Roger Dingledine wrote:
On Mon, May 17, 2010 at 09:44:21PM +0200, Moritz Bartl wrote:-------- Original Message -------- Subject: Re: - Medium - Tor servers, Tor community wants to disable your nodes - General Date: Mon, 17 May 2010 13:46:04 +0200 From: Perfect Privacy Administration <admin@xxxxxxxxxxxxxxxxxxx> Organization: PP Internet Services[snip]A proposal to the TOR developers: I don't know if it's technically possible, but maybe one could introduce a "BelongingToFamily" entry or a similarly named command in future versions of TOR which could work as such, as that every server which contains the same "BelongingToFamily" entry (e.g. "BelongingToFamily xyz") belongs to the family "xyz". That way one wouldn't have to enumerate all server names in the "MyFamily" section of each and every individual torrc file what causes an enormous effort if one adds a lot of servers (and donates a lot of traffic) to the Tor network. As mentioned, we currently would have to edit 45+ torrc files on 45+ TOR servers whenever a server is added or removed, and the number of our servers is constantly increasing.The trouble here is that if we make family declarations one-sided, then I can tell everybody that I'm in blutmagie's family (and X's family and Y's family and Z's family and ...), and suddenly I'm influencing the path selection of other clients in a way I shouldn't be able to. We need to have each set of relays in a family declare the others, or it's open to attacks like this.

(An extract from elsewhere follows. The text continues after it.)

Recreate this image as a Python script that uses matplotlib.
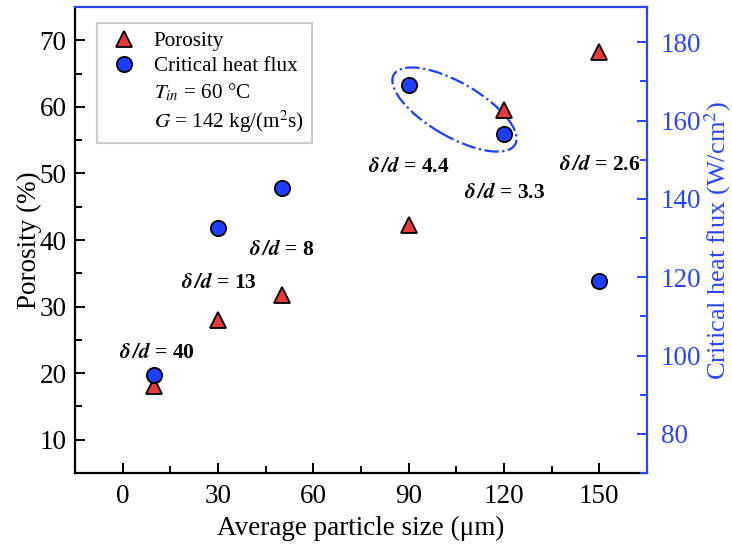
import matplotlib
matplotlib.use("Agg")
import matplotlib.pyplot as plt
import matplotlib.transforms as mtransforms
from matplotlib.patches import Ellipse
from matplotlib.lines import Line2D

plt.rcParams['font.family'] = ['Liberation Serif', 'DejaVu Serif']
plt.rcParams['mathtext.fontset'] = 'stix'

# data
particle_size = [10, 30, 50, 90, 120, 150]
porosity = [18.1, 28.0, 31.8, 42.2, 59.6, 68.3]
chf = [95.0, 132.5, 142.7, 169.2, 156.5, 119.0]
ratio_labels = ['40', '13', '8', '4.4', '3.3', '2.6']
# label centres (x in um, y in porosity units)
label_x = [10.8, 30.3, 50.0, 90.0, 120.1, 150.0]
label_y = [23.1, 33.6, 38.5, 51.0, 47.1, 51.3]

RED = '#e8393d'
BLUE = '#1f3dff'
AXBLUE = '#2b45ff'
FS = 19.5

fig = plt.figure(figsize=(7.32, 5.52), dpi=100)
ax = fig.add_axes([0.1025, 0.1431, 0.7814, 0.8442])
ax2 = ax.twinx()

ax.plot(particle_size, porosity, linestyle='none', marker='^', ms=11,
        mfc=RED, mec='black', mew=1.3)
ax2.plot(particle_size, chf, linestyle='none', marker='o', ms=11,
         mfc=BLUE, mec='black', mew=1.3)

ax.set_xlim(-15, 165)
ax.set_ylim(5, 75)
ax2.set_ylim(70, 189)

ax.set_xticks([0, 30, 60, 90, 120, 150])
ax.set_xticks(range(-15, 166, 15), minor=True)
ax.set_yticks(range(10, 71, 10))
ax.set_yticks(range(5, 76, 5), minor=True)
ax2.set_yticks(range(80, 181, 20))
ax2.set_yticks(range(70, 190, 10), minor=True)

ax.tick_params(axis='both', which='both', direction='in', width=1.4, labelsize=FS)
ax.tick_params(axis='both', which='major', length=7)
ax.tick_params(axis='both', which='minor', length=5)
ax.tick_params(axis='x', pad=8)
ax.tick_params(axis='y', pad=6)
ax2.tick_params(axis='y', which='both', direction='in', width=1.4, labelsize=FS,
                colors=AXBLUE, pad=10)
ax2.tick_params(axis='y', which='major', length=7)
ax2.tick_params(axis='y', which='minor', length=5)

for s in ['left', 'bottom']:
    ax.spines[s].set_linewidth(1.6)
ax.spines['top'].set_visible(False)
ax.spines['right'].set_visible(False)
ax2.spines['left'].set_visible(False)
ax2.spines['bottom'].set_visible(False)
for s in ['right', 'top']:
    ax2.spines[s].set_color(AXBLUE)
    ax2.spines[s].set_linewidth(1.6)

ax.set_xlabel('Average particle size (μm)', fontsize=FS, labelpad=5)
ax.set_ylabel('Porosity (%)', fontsize=FS, labelpad=-2)
ax2.set_ylabel('Critical heat flux (W/cm$^2$)', fontsize=19, color=AXBLUE, labelpad=1)

for x, y, r in zip(label_x, label_y, ratio_labels):
    ax.text(x, y, r'$\mathbfit{\delta\,/d}$ = ' + r, fontsize=15.5, fontweight='bold',
            ha='center', va='center')

# dash-dot ellipse round the two points at 90 and 120 um
ell_trans = fig.dpi_scale_trans + mtransforms.ScaledTranslation(104.4, 59.6, ax.transData)
ell = Ellipse((0, 0), width=1.40, height=0.54, angle=-30, transform=ell_trans,
              fill=False, edgecolor=BLUE, linestyle='-.', linewidth=1.6)
ax.add_artist(ell)

handles = [
    Line2D([], [], linestyle='none', marker='^', ms=11, mfc=RED, mec='black', mew=1.3),
    Line2D([], [], linestyle='none', marker='o', ms=11, mfc=BLUE, mec='black', mew=1.3),
    Line2D([], [], linestyle='none'),
    Line2D([], [], linestyle='none'),
]
labels = ['Porosity', 'Critical heat flux', r'$T_{in}$ = 60 °C', r'$G$ = 142 kg/(m$^2$s)']
leg = ax2.legend(handles, labels, loc='upper left', bbox_to_anchor=(0.038, 0.966),
                 borderaxespad=0, fontsize=15.2, frameon=True, fancybox=False,
                 edgecolor='#c4c4c4', handlelength=1.8, handletextpad=0.5,
                 borderpad=0.4, labelspacing=0.25)
leg.get_frame().set_linewidth(1.5)

fig.savefig('out.png', dpi=100)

In situations like Perfect Privacy's where there are a significant number of nodes that are dynamically changing. which all need to be in one family, the basic proposal seems useful enough that I wonder if it can be rehabilitated to take care of the concerns Roger just expressed. So let me just float an idea here that maybe others can flesh-out/simplify/correct ... What if families could be "declared" by giving them a name (say XYZ123) and publishing a public key for them. Then to add a node to the family, the server operator would issue a BelongToFamily XYZ123 declaration that is somehow signed by the corresponding private key. If the details can be worked out correctly, then only the person/organization with access to the private key can add servers to that family. I think that would take care of Roger' concern about relay operators adding their server to others' families. If this is too much information to reasonably contain in a torrc file, then perhaps it could be included in a separate file. Either one the Tor client automatically looks for or one referenced in torrc. Does anything like that seem viable? Maybe the developers can comment about the doability and whether it addresses all of the security concerns? And maybe Perfect Privacy can somehow be pulled into the conversation to see if such a thing would be useful for people in their situation. JimP.S. The above was written while off-line. After seeing the newer posts, I realize my proposal might essentially be the same as The23rdRaccoon's. I am not sure. But I don't remember seeing anything about using a signature to limit who could add themselves to a family in Bruce's original proposal.